Make a survival kit for your first night in your new home. This should include items that will get you through the night if it’s too late to unpack or the residential moving team didn’t show up. Helpful items to include might be: non-perishable food, can opener, paper plates, plastic utensils, bottled water, a flashlight, a few towels, sheets, toiletries, a blanket, toilet paper, pen/paper, a few small games or magazines, and a change of clothes for everyone.
If you have children, especially young children, it might be a good idea to have someone babysit them while you are doing anything that involves your move, such as packing, unpacking, etc. Your kids won’t be interrupting your progress, and you’ll accomplish more.
Set up ONE room in your new home as quickly as possible. This way, you’ll have a quiet retreat, free of boxes.

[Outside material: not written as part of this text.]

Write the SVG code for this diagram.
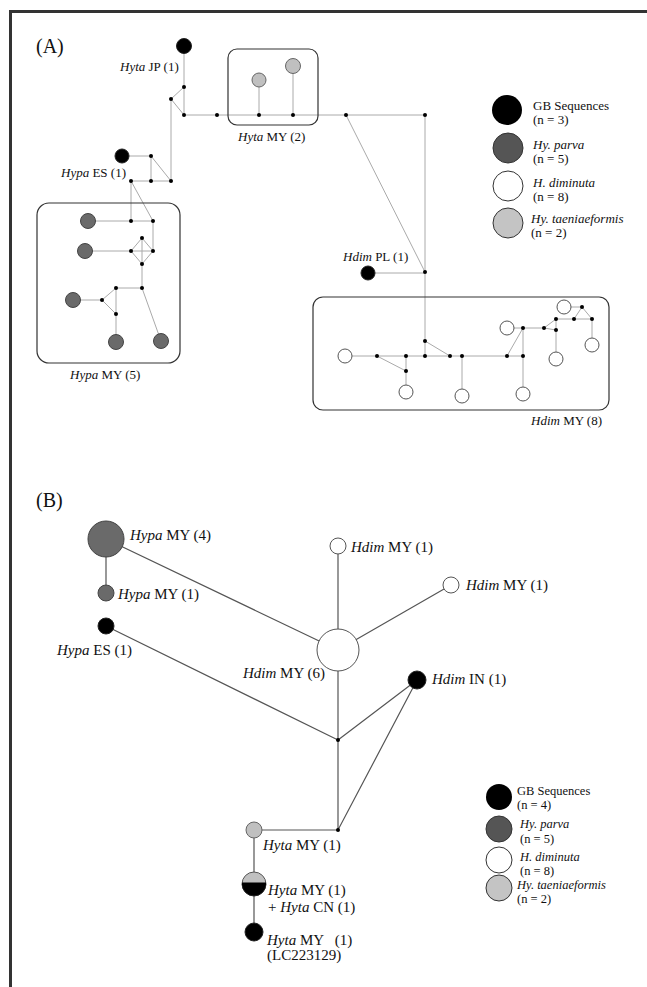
<svg xmlns="http://www.w3.org/2000/svg" width="647" height="987" viewBox="0 0 647 987">
<style>
text{font-family:"Liberation Serif","Times New Roman",serif;fill:#111}
.a{font-size:13px}
.b{font-size:15px}
.lg{font-size:13px}
.lb{font-size:12.5px}
.i{font-style:italic}
.ca{fill:none;stroke:#aaa;stroke-width:1}
.cb{fill:none;stroke:#555;stroke-width:1.2}
.box{fill:none;stroke:#333;stroke-width:1.2}
.d{fill:#000}
.gb{fill:#000;stroke:#222;stroke-width:1}
.pa{fill:#6a6a6a;stroke:#444;stroke-width:1}
.dm{fill:#fff;stroke:#555;stroke-width:1}
.ta{fill:#c0c0c0;stroke:#666;stroke-width:1}
</style>
<rect width="647" height="987" fill="#fff"/>
<path d="M10.5,987 V11.5 H647" fill="none" stroke="#333" stroke-width="3"/>
<text x="36" y="53" style="font-size:20px">(A)</text>
<text x="36" y="507" style="font-size:20px">(B)</text>

<g id="connectors-A" class="ca">
<path d="M184,46 V115 M184,87 L171,99 L184,115 M171,99 V181 M184,115 H425 M259,80 V115 M293,66 V115 M346,115 L425,272 M425,115 V356"/>
<path d="M122,156 H151 V181 M151,156 L171,181 M131,181 H171 M131,181 V221 M131,181 L153,221"/>
<path d="M88,221 H153 V251 M85,251 H153 M131,251 L142,238 L153,251 L142,264 Z M142,238 V288 M142,288 H116 M142,288 L161,341 M116,288 L102,300 L116,314 Z M73,300 H102 M116,314 V342"/>
<path d="M368,273 H425 M345,356 H523 M377,356 L406,371 M406,356 V392 M425,341 L450,356 M462,356 V396 M523,356 V394 M507,356 L523,328 V356 M507,328 H544 L556,319 M544,328 L556,330 M556,319 V359 M556,319 H592 V345 M574,319 L582,307 L592,319 M564,307 H582"/>
</g>
<g id="median-vectors-A" class="d">
<circle cx="184" cy="87" r="2"/><circle cx="171" cy="99" r="2"/><circle cx="184" cy="115" r="2"/><circle cx="217" cy="115" r="2"/><circle cx="259" cy="115" r="2"/><circle cx="293" cy="115" r="2"/><circle cx="346" cy="115" r="2"/><circle cx="425" cy="115" r="2"/>
<circle cx="151" cy="156" r="2"/><circle cx="131" cy="181" r="2"/><circle cx="151" cy="181" r="2"/><circle cx="171" cy="181" r="2"/>
<circle cx="131" cy="221" r="2"/><circle cx="153" cy="221" r="2"/><circle cx="131" cy="251" r="2"/><circle cx="153" cy="251" r="2"/><circle cx="142" cy="238" r="2"/><circle cx="142" cy="264" r="2"/><circle cx="142" cy="288" r="2"/><circle cx="116" cy="288" r="2"/><circle cx="102" cy="300" r="2"/><circle cx="116" cy="314" r="2"/>
<circle cx="425" cy="272" r="2"/><circle cx="377" cy="356" r="2"/><circle cx="406" cy="356" r="2"/><circle cx="425" cy="356" r="2"/><circle cx="450" cy="356" r="2"/><circle cx="462" cy="356" r="2"/><circle cx="507" cy="356" r="2"/><circle cx="523" cy="356" r="2"/><circle cx="406" cy="371" r="2"/><circle cx="425" cy="341" r="2"/>
<circle cx="523" cy="328" r="2"/><circle cx="544" cy="328" r="2"/><circle cx="556" cy="319" r="2"/><circle cx="556" cy="330" r="2"/><circle cx="574" cy="319" r="2"/><circle cx="592" cy="319" r="2"/><circle cx="582" cy="307" r="2"/>
</g>

<g id="hyta-jp-A"><circle class="gb" cx="184" cy="46" r="7.5"/><text class="a" x="120" y="71"><tspan class="i">Hyta</tspan> JP (1)</text></g>
<g id="hyta-my-A"><rect class="box" x="228" y="49" width="90" height="76" rx="9"/><circle class="ta" cx="259" cy="80" r="7"/><circle class="ta" cx="293" cy="66" r="7.5"/><text class="a" x="238" y="141"><tspan class="i">Hyta</tspan> MY (2)</text></g>
<g id="hypa-es-A"><circle class="gb" cx="122" cy="156" r="7"/><text class="a" x="61" y="177"><tspan class="i">Hypa</tspan> ES (1)</text></g>
<g id="hypa-my-A"><rect class="box" x="37" y="203" width="143" height="160" rx="12"/>
<circle class="pa" cx="88" cy="221" r="7.5"/><circle class="pa" cx="85" cy="251" r="7.5"/><circle class="pa" cx="73" cy="300" r="7.5"/><circle class="pa" cx="116" cy="342" r="7.5"/><circle class="pa" cx="161" cy="341" r="7.5"/>
<text class="a" x="70" y="379"><tspan class="i">Hypa</tspan> MY (5)</text></g>
<g id="hdim-pl-A"><circle class="gb" cx="368" cy="273" r="7"/><text class="a" x="343" y="261"><tspan class="i">Hdim</tspan> PL (1)</text></g>
<g id="hdim-my-A"><rect class="box" x="313" y="297" width="296" height="113" rx="10"/>
<circle class="dm" cx="345" cy="356" r="7"/><circle class="dm" cx="406" cy="392" r="7"/><circle class="dm" cx="462" cy="396" r="7"/><circle class="dm" cx="523" cy="394" r="7"/><circle class="dm" cx="507" cy="328" r="7"/><circle class="dm" cx="556" cy="359" r="7"/><circle class="dm" cx="564" cy="307" r="7"/><circle class="dm" cx="592" cy="345" r="7"/>
<text class="a" x="531" y="425"><tspan class="i">Hdim</tspan> MY (8)</text></g>
<g id="legend-A">
<circle cx="507" cy="110" r="15" fill="#000"/>
<circle cx="508" cy="148" r="15" fill="#555" stroke="#333"/>
<circle cx="508" cy="186" r="15" fill="#fff" stroke="#333"/>
<circle cx="508" cy="223" r="15" fill="#c4c4c4" stroke="#333"/>
<text class="lg" x="533" y="110">GB Sequences</text><text class="lg" x="533" y="124">(n = 3)</text>
<text class="lg i" x="533" y="149">Hy. parva</text><text class="lg" x="533" y="163">(n = 5)</text>
<text class="lg i" x="533" y="187">H. diminuta</text><text class="lg" x="533" y="201">(n = 8)</text>
<text class="lg i" x="531" y="223">Hy. taeniaeformis</text><text class="lg" x="531" y="237">(n = 2)</text>
</g>

<g id="connectors-B" class="cb">
<path d="M106,539 V593 M106,539 L338,650 M106,626 L338,740 M338,546 V830 M338,650 L451,585 M338,740 L417,680 L338,830 H254 V932"/>
<circle cx="338" cy="740" r="2" fill="#000" stroke="none"/>
<circle cx="338" cy="830" r="2" fill="#000" stroke="none"/>
</g>
<g id="hypa-my4-B"><circle class="pa" cx="106" cy="539" r="18" fill="#707070"/><text class="b" x="130" y="540"><tspan class="i">Hypa</tspan> MY (4)</text></g>
<g id="hypa-my1-B"><circle class="pa" cx="106" cy="593" r="8"/><text class="b" x="118" y="599"><tspan class="i">Hypa</tspan> MY (1)</text></g>
<g id="hypa-es-B"><circle class="gb" cx="106" cy="626" r="8"/><text class="b" x="57" y="655"><tspan class="i">Hypa</tspan> ES (1)</text></g>
<g id="hdim-my6-B"><circle class="dm" cx="338" cy="650" r="21"/><text class="b" x="243" y="678"><tspan class="i">Hdim</tspan> MY (6)</text></g>
<g id="hdim-my1a-B"><circle class="dm" cx="338" cy="546" r="8"/><text class="b" x="351" y="552"><tspan class="i">Hdim</tspan> MY (1)</text></g>
<g id="hdim-my1b-B"><circle class="dm" cx="451" cy="585" r="8"/><text class="b" x="466" y="590"><tspan class="i">Hdim</tspan> MY (1)</text></g>
<g id="hdim-in-B"><circle class="gb" cx="417" cy="680" r="9"/><text class="b" x="432" y="684"><tspan class="i">Hdim</tspan> IN (1)</text></g>
<g id="hyta-my1-B"><circle class="ta" cx="254" cy="830" r="8"/><text class="b" x="263" y="850"><tspan class="i">Hyta</tspan> MY (1)</text></g>
<g id="hyta-mixed-B">
<path d="M242,884 A12,12 0 0 1 266,884 Z" fill="#c0c0c0" stroke="#555" stroke-width="1"/>
<path d="M242,884 A12,12 0 0 0 266,884 Z" fill="#000" stroke="#222" stroke-width="1"/>
<path d="M242,884 H266" stroke="#000" stroke-width="3"/>
<text class="b" x="268" y="895"><tspan class="i">Hyta</tspan> MY (1)</text>
<text class="b" x="268" y="912">+ <tspan class="i">Hyta</tspan> CN (1)</text></g>
<g id="hyta-lc-B"><circle class="gb" cx="254" cy="932" r="9"/><text class="b" x="267" y="945" xml:space="preserve"><tspan class="i">Hyta</tspan> MY   (1)</text><text class="b" x="267" y="960">(LC223129)</text></g>
<g id="legend-B">
<circle cx="499" cy="797" r="13" fill="#000"/>
<circle cx="499" cy="829" r="13" fill="#555" stroke="#333"/>
<circle cx="499" cy="860" r="13" fill="#fff" stroke="#333"/>
<circle cx="499" cy="888" r="13" fill="#c4c4c4" stroke="#333"/>
<text class="lb" x="517" y="795">GB Sequences</text><text class="lb" x="517" y="809">(n = 4)</text>
<text class="lb i" x="520" y="828">Hy. parva</text><text class="lb" x="520" y="843">(n = 5)</text>
<text class="lb i" x="520" y="861">H. diminuta</text><text class="lb" x="520" y="875">(n = 8)</text>
<text class="lb i" x="517" y="889">Hy. taeniaeformis</text><text class="lb" x="517" y="903">(n = 2)</text>
</g>
</svg>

You and your family will then have a place to go when you need a break from all of the unpacking activities.
If you have pets, be sure you have a plan for when moving service arrive. Perhaps keep your cats in the bathroom with the litter box, or put your dogs in a fenced-in yard. Also, take care to do what you can so your pets feel comfortable in your new home. Bring their favorite toys, give them attention, and don’t leave them alone for long periods of time for the first few days.
Make the first night in your new home as special as possible. It can be take-out Chinese food, or pizza, but you may sweeten the evening with flowers, candles, and music. It will really make a big difference and will help you to unwind and de-stress.
Before you begin unpacking randomly, sit down with your family. Discuss a plan, including where things will go, who is responsible for what, etc. It will help things run smoothly.
One of the most important things to have on hand when you’re setting up your new home is a basic toolbox that includes basic tools and hardware, such as a hammer, screwdrivers, nails, hooks, etc.
It is best to first arrange your furniture, then unpack accessories and personal items.
As soon as the bedroom furniture is delivered, set it up and put the sheets on the bed. You’ll be grateful that everything is ready for sleeping, later on, when you’re really tired.
Inform everyone that you’ve moved with simple postcards, or, use e-mail (for those family members who can receive it.)
Once you arrive at your new home, schedule some “get acquainted” days on your calendar. This is a great time to figure out where the supermarket, bank, post office, etc. are and will give you a chance to get familiar with your area. If there is a tourist bureau in town, stop by and see what events and opportunities your town will be offering.